On April, 23, 2024 Språkbanken Text and Huminfra organized a well-attended mini-workshop Approaches to corpus searches. The workshop was devoted to showcasing new perspectives to corpus searches from different angles: techical, user-oriented, visualization. Four invited experts gave presentations, namely Špela Arhar Holdt from Slovenia, Johannes Graën from Switzerland, and Yousuf Ali Mohammed and Peter Ljunglöf from Sweden.

The audience.

Figure 1: The audience at the mini-workshop.
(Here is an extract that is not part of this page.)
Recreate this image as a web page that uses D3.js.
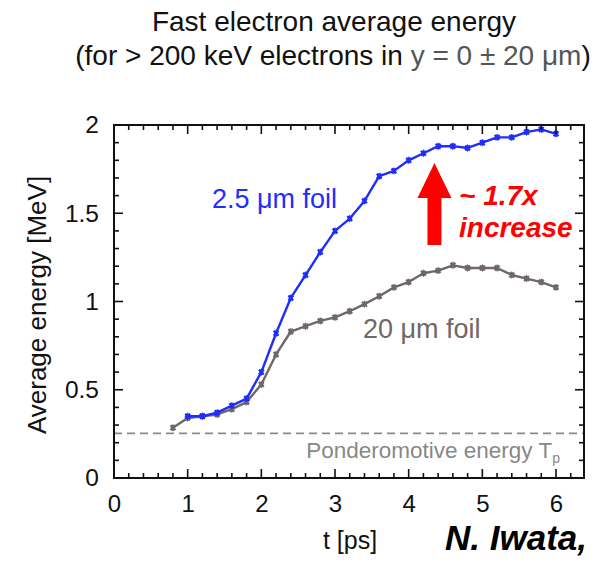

Špela’s talk introduced the audience to a tool designed for teachers of Slovene with support for pedagogically relevant types of searches in one specific corpus. The tool boasts a number of very attractive functionalities and allows to represent learner-written esssays in parallel: the original version and its correction, with a possibility to define searches in either of them.

Spela.

Figure 2: Špela Arhar Holdt is giving her presentation.

Johannes outlined a bigger picture of infrastructural components that have been recently implemented at the University of Zurich with the focus on one particular corpus search platform, LCP, the LiRI Corpus Platform. The strengths of the platform is that it allows to search multiple corpora in multiple modalities and supports queries in a new query language, i.e. not in CQL (corpus query language) that is the current standard in the field. Johannes demonstrated several searches and outlined future scenarios.

Johannes.

Figure 3: Johannes Graën is giving a presentation.

Samir.

Figure 4: Yousuf Ali Mohammed is talking about Strix, Språkbanken Text’s corpus search tool for on document level.

Yousuf Ali Mohammed (Samir) presented the current version of Strix for searches on the document level demonstrating various new visualization techniques, such as word rain for exploring word prominence and topicality of specific text, and visualization of statistics

 

2. What can we take from this?

The multitude of perspectives on corpus searches outlined in the four presentations have demonstrated that there are various open questions in the field.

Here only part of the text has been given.